Written instruction:
Beginning with the first line, set down every line through the one containing "ppv_a = [0.980, 0.983, 0.944, 0.980, 0.979, 0.936, 0.987]", exactly as it appears, but not the pictures.

Information supplied:
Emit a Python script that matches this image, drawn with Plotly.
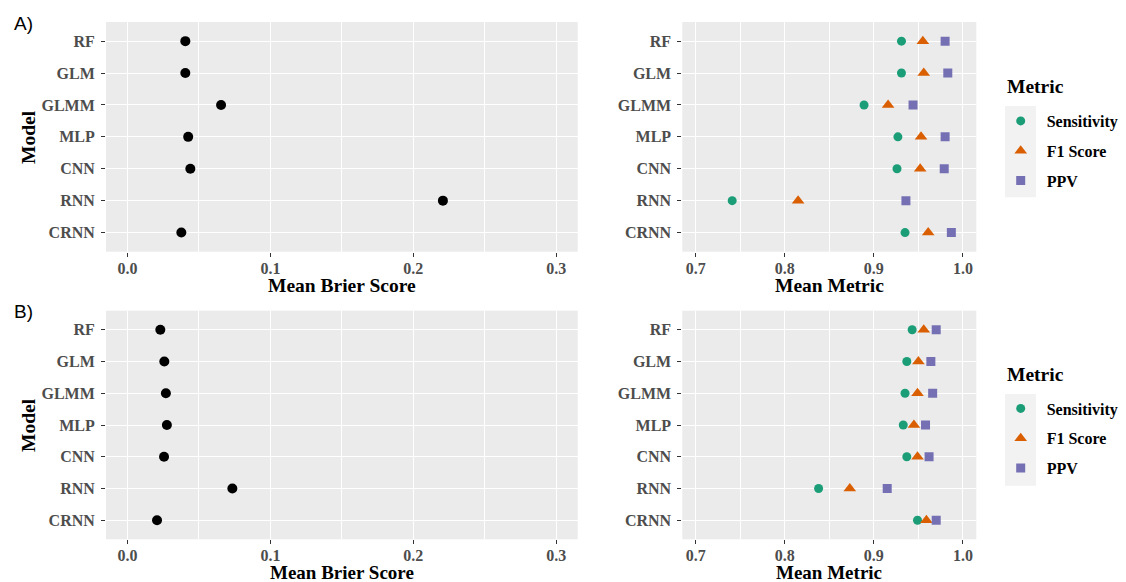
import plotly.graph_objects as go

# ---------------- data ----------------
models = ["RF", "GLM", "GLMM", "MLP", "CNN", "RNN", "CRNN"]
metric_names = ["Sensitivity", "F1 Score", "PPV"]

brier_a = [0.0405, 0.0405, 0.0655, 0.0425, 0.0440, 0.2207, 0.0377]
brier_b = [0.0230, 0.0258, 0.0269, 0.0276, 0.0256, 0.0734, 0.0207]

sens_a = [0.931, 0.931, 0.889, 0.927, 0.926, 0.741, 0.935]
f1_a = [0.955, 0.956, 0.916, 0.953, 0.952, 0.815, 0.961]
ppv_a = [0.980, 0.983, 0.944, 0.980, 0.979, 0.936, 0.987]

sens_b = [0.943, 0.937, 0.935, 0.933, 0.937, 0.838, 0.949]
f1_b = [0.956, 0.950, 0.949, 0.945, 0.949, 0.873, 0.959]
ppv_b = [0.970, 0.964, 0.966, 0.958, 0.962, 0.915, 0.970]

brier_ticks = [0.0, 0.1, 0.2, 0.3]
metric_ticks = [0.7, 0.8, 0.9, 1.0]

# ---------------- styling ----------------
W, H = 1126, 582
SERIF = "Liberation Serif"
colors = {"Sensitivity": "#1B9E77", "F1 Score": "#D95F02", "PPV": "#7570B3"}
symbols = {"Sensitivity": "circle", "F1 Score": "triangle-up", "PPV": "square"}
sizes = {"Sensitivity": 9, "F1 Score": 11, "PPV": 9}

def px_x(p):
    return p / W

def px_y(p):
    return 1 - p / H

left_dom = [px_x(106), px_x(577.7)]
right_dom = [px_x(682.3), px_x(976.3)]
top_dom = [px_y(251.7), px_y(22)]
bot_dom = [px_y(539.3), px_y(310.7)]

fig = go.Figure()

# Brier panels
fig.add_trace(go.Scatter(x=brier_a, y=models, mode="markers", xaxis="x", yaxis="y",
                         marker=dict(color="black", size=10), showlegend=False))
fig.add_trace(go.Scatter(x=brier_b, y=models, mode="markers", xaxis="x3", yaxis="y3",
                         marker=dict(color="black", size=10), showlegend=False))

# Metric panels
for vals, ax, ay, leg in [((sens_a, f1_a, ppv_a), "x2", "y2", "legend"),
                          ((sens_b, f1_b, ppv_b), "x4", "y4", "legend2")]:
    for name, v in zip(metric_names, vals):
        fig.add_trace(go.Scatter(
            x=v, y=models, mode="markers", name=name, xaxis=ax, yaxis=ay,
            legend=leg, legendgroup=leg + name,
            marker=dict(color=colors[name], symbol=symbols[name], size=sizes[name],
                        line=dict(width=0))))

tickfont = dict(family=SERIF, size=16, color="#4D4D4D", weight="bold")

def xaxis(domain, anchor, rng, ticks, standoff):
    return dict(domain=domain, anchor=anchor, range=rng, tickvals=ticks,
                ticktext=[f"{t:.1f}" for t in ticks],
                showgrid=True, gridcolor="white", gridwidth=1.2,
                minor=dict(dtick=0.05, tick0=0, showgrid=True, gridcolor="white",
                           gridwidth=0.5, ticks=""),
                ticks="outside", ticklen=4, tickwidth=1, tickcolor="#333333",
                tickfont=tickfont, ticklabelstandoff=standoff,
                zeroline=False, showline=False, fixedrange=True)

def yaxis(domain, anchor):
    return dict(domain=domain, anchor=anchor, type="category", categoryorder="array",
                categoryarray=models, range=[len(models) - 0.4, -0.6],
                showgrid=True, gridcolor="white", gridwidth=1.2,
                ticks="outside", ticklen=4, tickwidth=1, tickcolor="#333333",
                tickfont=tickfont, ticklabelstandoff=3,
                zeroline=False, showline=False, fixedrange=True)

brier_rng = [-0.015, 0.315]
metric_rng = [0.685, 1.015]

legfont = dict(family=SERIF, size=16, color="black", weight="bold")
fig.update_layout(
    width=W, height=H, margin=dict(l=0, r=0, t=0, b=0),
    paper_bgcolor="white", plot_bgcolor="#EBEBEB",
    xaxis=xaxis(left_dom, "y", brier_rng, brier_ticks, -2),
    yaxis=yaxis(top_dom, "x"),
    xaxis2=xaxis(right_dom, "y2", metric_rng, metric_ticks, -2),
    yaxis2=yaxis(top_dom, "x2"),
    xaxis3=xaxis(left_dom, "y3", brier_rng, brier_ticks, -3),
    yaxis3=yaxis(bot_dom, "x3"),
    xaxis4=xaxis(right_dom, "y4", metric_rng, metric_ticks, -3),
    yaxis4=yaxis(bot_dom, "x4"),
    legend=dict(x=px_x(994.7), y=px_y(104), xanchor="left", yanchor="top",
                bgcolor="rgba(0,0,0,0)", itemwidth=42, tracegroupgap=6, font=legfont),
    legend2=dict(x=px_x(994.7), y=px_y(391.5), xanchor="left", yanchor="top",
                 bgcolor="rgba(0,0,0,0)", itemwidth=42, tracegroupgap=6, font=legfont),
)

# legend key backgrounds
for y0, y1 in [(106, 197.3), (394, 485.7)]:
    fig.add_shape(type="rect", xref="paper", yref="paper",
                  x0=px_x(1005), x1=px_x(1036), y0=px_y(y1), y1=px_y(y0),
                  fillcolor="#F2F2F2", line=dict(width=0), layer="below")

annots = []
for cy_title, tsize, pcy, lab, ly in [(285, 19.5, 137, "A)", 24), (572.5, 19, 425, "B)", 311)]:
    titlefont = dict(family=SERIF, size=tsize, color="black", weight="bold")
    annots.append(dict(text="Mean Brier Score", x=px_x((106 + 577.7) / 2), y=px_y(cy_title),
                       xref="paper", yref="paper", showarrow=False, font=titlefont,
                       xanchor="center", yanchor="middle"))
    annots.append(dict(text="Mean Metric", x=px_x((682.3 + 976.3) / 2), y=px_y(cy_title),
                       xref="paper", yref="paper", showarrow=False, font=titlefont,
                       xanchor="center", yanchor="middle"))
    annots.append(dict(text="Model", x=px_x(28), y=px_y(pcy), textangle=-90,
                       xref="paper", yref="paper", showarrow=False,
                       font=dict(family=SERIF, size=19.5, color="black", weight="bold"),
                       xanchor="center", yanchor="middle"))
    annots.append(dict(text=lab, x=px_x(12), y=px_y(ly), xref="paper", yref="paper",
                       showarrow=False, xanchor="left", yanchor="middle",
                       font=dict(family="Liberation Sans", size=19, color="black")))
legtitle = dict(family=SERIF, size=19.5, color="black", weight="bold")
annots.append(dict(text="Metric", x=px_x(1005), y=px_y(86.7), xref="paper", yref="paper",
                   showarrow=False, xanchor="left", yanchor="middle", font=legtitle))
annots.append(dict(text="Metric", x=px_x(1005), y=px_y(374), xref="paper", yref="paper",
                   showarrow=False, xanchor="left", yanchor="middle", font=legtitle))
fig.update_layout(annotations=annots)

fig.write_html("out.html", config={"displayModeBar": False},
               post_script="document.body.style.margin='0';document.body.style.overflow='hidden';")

Full output:
Emit a Python script that matches this image, drawn with Plotly.
import plotly.graph_objects as go

# ---------------- data ----------------
models = ["RF", "GLM", "GLMM", "MLP", "CNN", "RNN", "CRNN"]
metric_names = ["Sensitivity", "F1 Score", "PPV"]

brier_a = [0.0405, 0.0405, 0.0655, 0.0425, 0.0440, 0.2207, 0.0377]
brier_b = [0.0230, 0.0258, 0.0269, 0.0276, 0.0256, 0.0734, 0.0207]

sens_a = [0.931, 0.931, 0.889, 0.927, 0.926, 0.741, 0.935]
f1_a = [0.955, 0.956, 0.916, 0.953, 0.952, 0.815, 0.961]
ppv_a = [0.980, 0.983, 0.944, 0.980, 0.979, 0.936, 0.987]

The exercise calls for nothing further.